At the end of the committal the Lord Chamberlain will break his stick of office over the coffin and it will be lowered into the royal vault, out of view, before later being moved to the tiny King George VI chapel where the late Queen and her husband will be interred along with her mother and father and the ashes of her sister, Princess Margaret.

Prince Philip’s coffin will move from its current resting place in the Royal Vault to the memorial chapel to join the late Queen’s.

Who will be at the funeral?

In addition to the Royal family, monarchs from across the world will pay their final respects at the first full state funeral in the UK since that of Sir Winston Churchill in 1965.

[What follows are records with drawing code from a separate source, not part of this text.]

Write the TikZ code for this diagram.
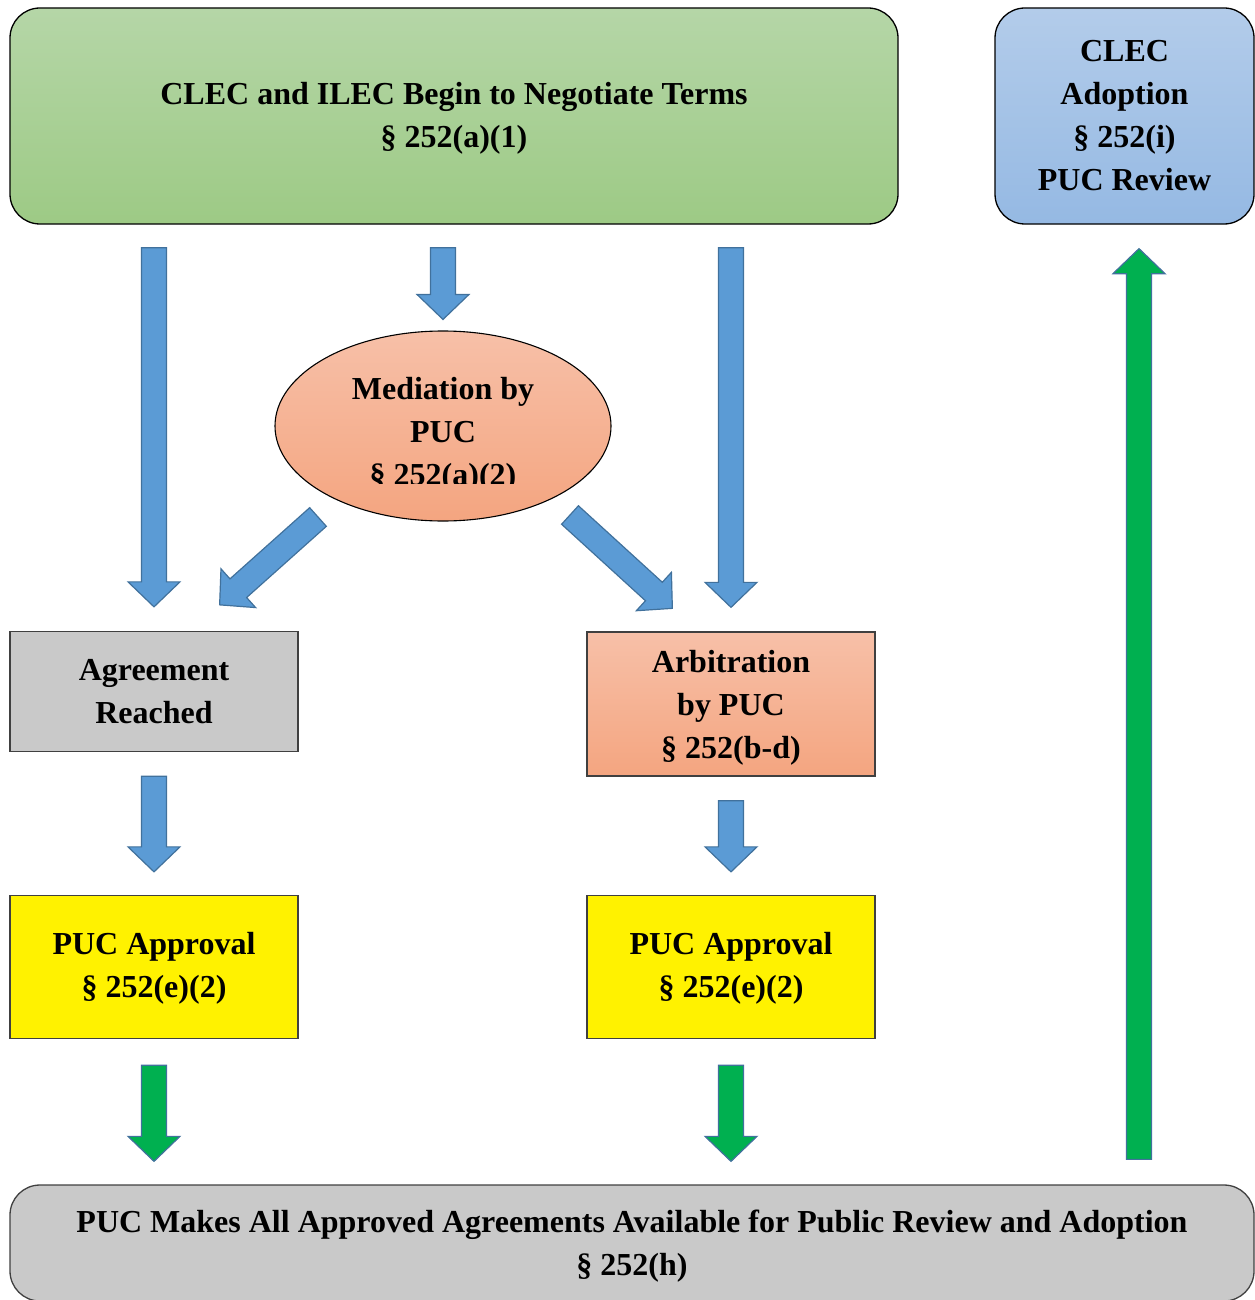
\documentclass[tikz,border=0pt]{standalone}
\usepackage{fontspec}
\setmainfont{Liberation Serif}
\usetikzlibrary{calc,shapes.geometric}
\definecolor{arrblue}{HTML}{5B9BD5}
\definecolor{arredge}{HTML}{41719C}
\definecolor{arrgreen}{HTML}{00B050}
\definecolor{greentop}{HTML}{B5D6A7}
\definecolor{greenbot}{HTML}{9DCA85}
\definecolor{bluetop}{HTML}{B3CCEA}
\definecolor{bluebot}{HTML}{95B9E3}
\definecolor{salmtop}{HTML}{F7C0A8}
\definecolor{salmbot}{HTML}{F4A580}
\definecolor{graybox}{HTML}{C9C9C9}
\definecolor{boxedge}{HTML}{404040}
\newcommand\blockarrow[3]{%
  \path #2 coordinate (ba-t) #3 coordinate (ba-h);
  \coordinate (ba-n) at ($(ba-h)!25pt!(ba-t)$);
  \draw[#1] ($(ba-t)!12.5pt!90:(ba-h)$) -- ($(ba-n)!12.5pt!90:(ba-h)$)
    -- ($(ba-n)!26pt!90:(ba-h)$) -- (ba-h) -- ($(ba-n)!26pt!-90:(ba-h)$)
    -- ($(ba-n)!12.5pt!-90:(ba-h)$) -- ($(ba-t)!12.5pt!-90:(ba-h)$) -- cycle;
}
\tikzset{
  lbl/.style={font=\bfseries\fontsize{32}{43}\selectfont, align=center, text=black, inner sep=0pt},
  box/.style={draw=boxedge, line width=1.3pt, inner sep=0pt},
  barrow/.style={fill=arrblue, draw=arredge, line width=1.2pt, line join=miter},
  garrow/.style={fill=arrgreen, draw=arredge, line width=1.2pt, line join=miter}
}
\begin{document}
\begin{tikzpicture}[x=1pt,y=-1pt]
\useasboundingbox (0,0) rectangle (1254,1300);
% boxes
\node[box, rounded corners=30pt, draw=black, top color=greentop, bottom color=greenbot,
      minimum width=888pt, minimum height=216pt] (neg) at (454,116) {};
\node[lbl] (negtxt) at ($(neg.center)+(0,2)$) {CLEC and ILEC Begin to Negotiate Terms\\§ 252(a)(1)};
\node[box, rounded corners=30pt, draw=black, top color=bluetop, bottom color=bluebot,
      minimum width=259pt, minimum height=216pt] (clec) at (1124.5,116) {};
\node[lbl] (clectxt) at ($(clec.center)+(0,-0.5)$) {CLEC\\Adoption\\§ 252(i)\\PUC Review};
\node[ellipse, draw=black, line width=1.1pt, top color=salmtop, bottom color=salmbot,
      minimum width=336pt, minimum height=190pt, inner sep=0pt] (med) at (443,426) {};
\begin{scope}
  \clip (270,320) rectangle (620,483.5);
  \node[lbl] (medtxt) at ($(med.center)+(0,8.5)$) {Mediation by\\PUC\\§ 252(a)(2)};
\end{scope}
\node[box, fill=graybox, minimum width=288pt, minimum height=120pt] (agree) at (154,691.5) {};
\node[lbl] (agreetxt) at ($(agree.center)+(0,0)$) {Agreement\\Reached};
\node[box, top color=salmtop, bottom color=salmbot, minimum width=288pt, minimum height=144pt]
      (arb) at (731,704) {};
\node[lbl] (arbtxt) at ($(arb.center)+(0,4)$) {Arbitration\\by PUC\\§ 252(b-d)};
\node[box, fill=yellow, minimum width=288pt, minimum height=143pt] (appl) at (154,967) {};
\node[lbl] (appltxt) at ($(appl.center)+(0,1.5)$) {PUC Approval\\§ 252(e)(2)};
\node[box, fill=yellow, minimum width=288pt, minimum height=143pt] (appr) at (731,967) {};
\node[lbl] (apprtxt) at ($(appr.center)+(0,1.5)$) {PUC Approval\\§ 252(e)(2)};
\node[box, rounded corners=30pt, fill=graybox, minimum width=1244pt, minimum height=116pt]
      (pub) at (632,1243) {};
\node[lbl] (pubtxt) at ($(pub.center)+(0,3)$)
      {PUC Makes All Approved Agreements Available for Public Review and Adoption\\§ 252(h)};
% blue arrows
\blockarrow{barrow}{($(neg.south -| agree.north)+(0,23)$)}{($(agree.north)+(0,-24)$)}
\blockarrow{barrow}{($(neg.south -| med.north)+(0,23)$)}{($(med.north)+(0,-11)$)}
\blockarrow{barrow}{($(neg.south -| arb.north)+(0,23)$)}{($(arb.north)+(0,-24)$)}
\blockarrow{barrow}{($(med.center)+(-125,91)$)}{($(agree.north east)+(-79,-26)$)}
\blockarrow{barrow}{($(med.center)+(127,89)$)}{($(arb.north west)+(86,-23)$)}
\blockarrow{barrow}{($(agree.south)+(0,24)$)}{($(appl.north)+(0,-23)$)}
\blockarrow{barrow}{($(arb.south)+(0,24)$)}{($(appr.north)+(0,-23)$)}
% green arrows
\blockarrow{garrow}{($(appl.south)+(0,26)$)}{($(appl.south |- pub.north)+(0,-23)$)}
\blockarrow{garrow}{($(appr.south)+(0,26)$)}{($(appr.south |- pub.north)+(0,-23)$)}
\blockarrow{garrow}{($(pub.north -| clec.south)+(14.5,-25)$)}{($(clec.south)+(14.5,24)$)}
\end{tikzpicture}
\end{document}
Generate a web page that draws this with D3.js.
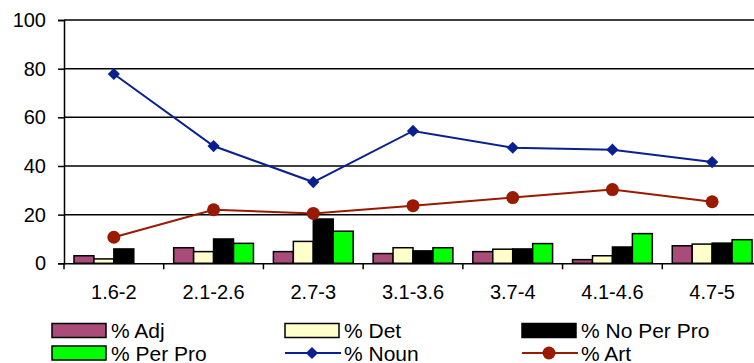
<!DOCTYPE html>
<html>
<head>
<meta charset="utf-8">
<script src="https://cdn.jsdelivr.net/npm/d3@7"></script>
<style>
  html, body { margin: 0; padding: 0; background: #fff; }
  svg { display: block; font-family: Arial, "Liberation Sans", sans-serif; }
</style>
</head>
<body>
<svg id="chart" width="754" height="363"></svg>
<script>
// Reading-level bands
const categories = ["1.6-2", "2.1-2.6", "2.7-3", "3.1-3.6", "3.7-4", "4.1-4.6", "4.7-5"];

// Bar series (percentages)
const adj      = [3.1, 6.4, 4.8, 4.0, 4.8, 1.5, 7.2];
const det      = [1.8, 4.8, 9.0, 6.4, 5.8, 3.1, 7.9];
const noPerPro = [5.9, 10.0, 18.2, 5.1, 5.9, 6.7, 8.3];
const perPro   = [0.0, 8.2, 13.2, 6.4, 8.1, 12.2, 9.7];

// Line series (percentages)
const noun = [77.8, 48.2, 33.4, 54.4, 47.5, 46.7, 41.6];
const art  = [10.7, 22.0, 20.5, 23.7, 27.0, 30.3, 25.3];

const yTicks = [0, 20, 40, 60, 80, 100];

const barSeries = [
  { name: "% Adj", values: adj, color: "#AA4C7A" },
  { name: "% Det", values: det, color: "#FFFFCC" },
  { name: "% No Per Pro", values: noPerPro, color: "#000000" },
  { name: "% Per Pro", values: perPro, color: "#00FF00" }
];
const lineSeries = [
  { name: "% Noun", values: noun, color: "#0A2090", marker: "diamond" },
  { name: "% Art", values: art, color: "#991A00", marker: "circle" }
];

const svg = d3.select("#chart");
const plot = { left: 64, right: 762, top: 20, bottom: 263.3 };

const x = d3.scaleBand().domain(categories).range([plot.left, plot.right]).padding(0);
const y = d3.scaleLinear().domain([0, 100]).range([plot.bottom, plot.top]);

// Horizontal gridlines
svg.append("g")
  .selectAll("line")
  .data(yTicks.filter(t => t > 0))
  .join("line")
  .attr("x1", plot.left).attr("x2", plot.right)
  .attr("y1", d => y(d)).attr("y2", d => y(d))
  .attr("stroke", "#000").attr("stroke-width", 1.5);

// Y axis
const yAxis = svg.append("g")
  .attr("transform", `translate(${plot.left},0)`)
  .call(d3.axisLeft(y).tickValues(yTicks).tickSize(6).tickPadding(12));
yAxis.select(".domain").attr("stroke", "#000").attr("stroke-width", 1.5);
yAxis.selectAll(".tick line").attr("stroke", "#000").attr("stroke-width", 1.5);
yAxis.selectAll("text").attr("font-size", 20).attr("fill", "#000")
  .attr("font-family", "Arial, 'Liberation Sans', sans-serif");

// X axis
const xAxis = svg.append("g")
  .attr("transform", `translate(0,${plot.bottom})`)
  .call(d3.axisBottom(x).tickSize(0).tickPadding(22));
xAxis.select(".domain").attr("stroke", "#000").attr("stroke-width", 1.5);
xAxis.selectAll("text").attr("font-size", 20).attr("fill", "#000")
  .attr("font-family", "Arial, 'Liberation Sans', sans-serif");
// Tick marks between categories
svg.append("g")
  .selectAll("line")
  .data(categories)
  .join("line")
  .attr("x1", d => x(d)).attr("x2", d => x(d))
  .attr("y1", plot.bottom).attr("y2", plot.bottom + 6)
  .attr("stroke", "#000").attr("stroke-width", 1.5);

// Bars: bar width and gap are equal (four bars + one gap per category)
const barW = x.bandwidth() / 5;
const bars = svg.append("g");
barSeries.forEach((s, i) => {
  bars.append("g")
    .selectAll("rect")
    .data(s.values.map((v, j) => ({ v, c: categories[j] })))
    .join("rect")
    .attr("x", d => x(d.c) + barW / 2 + i * barW)
    .attr("y", d => y(d.v))
    .attr("width", barW)
    .attr("height", d => y(0) - y(d.v))
    .attr("fill", s.color)
    .attr("stroke", "#000")
    .attr("stroke-width", d => d.v > 0 ? 1.5 : 0);
});

// Lines with markers
const cx = c => x(c) + x.bandwidth() / 2;
const diamond = d3.symbol().type(d3.symbolDiamond2).size(95);
lineSeries.forEach(s => {
  const pts = s.values.map((v, j) => [cx(categories[j]), y(v)]);
  svg.append("path")
    .attr("d", d3.line()(pts))
    .attr("fill", "none")
    .attr("stroke", s.color)
    .attr("stroke-width", 2);
  const g = svg.append("g");
  if (s.marker === "diamond") {
    g.selectAll("path").data(pts).join("path")
      .attr("d", diamond)
      .attr("transform", d => `translate(${d[0]},${d[1]})`)
      .attr("fill", s.color);
  } else {
    g.selectAll("circle").data(pts).join("circle")
      .attr("cx", d => d[0]).attr("cy", d => d[1]).attr("r", 6.5)
      .attr("fill", s.color);
  }
});

// Legend
const legendCols = [52, 285, 522];
const legendRows = [330.5, 353];
const legendItems = [
  { s: barSeries[0], type: "bar" },
  { s: barSeries[1], type: "bar" },
  { s: barSeries[2], type: "bar" },
  { s: barSeries[3], type: "bar" },
  { s: lineSeries[0], type: "line" },
  { s: lineSeries[1], type: "line" }
];
const legend = svg.append("g");
legendItems.forEach((it, k) => {
  const lx = legendCols[k % 3], ly = legendRows[Math.floor(k / 3)];
  const g = legend.append("g").attr("transform", `translate(${lx},${ly})`);
  if (it.type === "bar") {
    g.append("rect").attr("x", 0).attr("y", -7).attr("width", 54).attr("height", 14)
      .attr("fill", it.s.color).attr("stroke", "#000").attr("stroke-width", 1.5);
  } else {
    g.append("line").attr("x1", 0).attr("x2", 56).attr("y1", 0).attr("y2", 0)
      .attr("stroke", it.s.color).attr("stroke-width", 2);
    if (it.s.marker === "diamond") {
      g.append("path").attr("d", diamond).attr("transform", "translate(27,0)").attr("fill", it.s.color);
    } else {
      g.append("circle").attr("cx", 27).attr("cy", 0).attr("r", 6.5).attr("fill", it.s.color);
    }
  }
  g.append("text").attr("x", 59).attr("y", 7.5)
    .attr("font-size", 21).attr("fill", "#000")
    .text(it.s.name);
});
</script>
</body>
</html>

Among those confirmed are Spain’s King Felipe and Queen Letizia, King Willem-Alexander and Queen Maxima of the Netherlands, King Harald V and Queen Sonja of Norway and Prince Albert II and Princess Charlene of Monaco. Other members from Europe’s royal families will also be in attendance, including Sweden, Denmark, Belgium and Greece.

The recently appointed prime minister, Liz Truss, will attend, as well as the Labour party leader, Sir Keir Starmer as well as the First Minister of Scotland, Nicola Sturgeon, and the Irish premier, Michael Martin.

Foreign leaders attending will include President Joe Biden and his wife, First Lady Jill Biden,French president Emmanuel Macron, the German president Frank-Walter Steinmeier, Italian president Sergio Mattarella and Finland’s Sauli Niinisto. It is also thought that Olena Zelensky, wife of the Ukrainian president Volodymyr will be among those attending along with

The European Commission President, Ursula von der Leyen, and European Council President, Charles Michel.

Other world leaders who are also expected to be present are New Zealand’s prime minister Jacinda Ardern, as well as her Australian and Canadian counterparts Anthony Albanese and Justin Trudeau, Australia’s Governor-General David Hurley and Brazil’s president Jair Bolsonaro.

South Korean president Yoon Suk-Yeol’s will be attending with a representative of North Korean.

The Japanese Emperor Naruhito and Empress Masako will also travel to Britain to attend.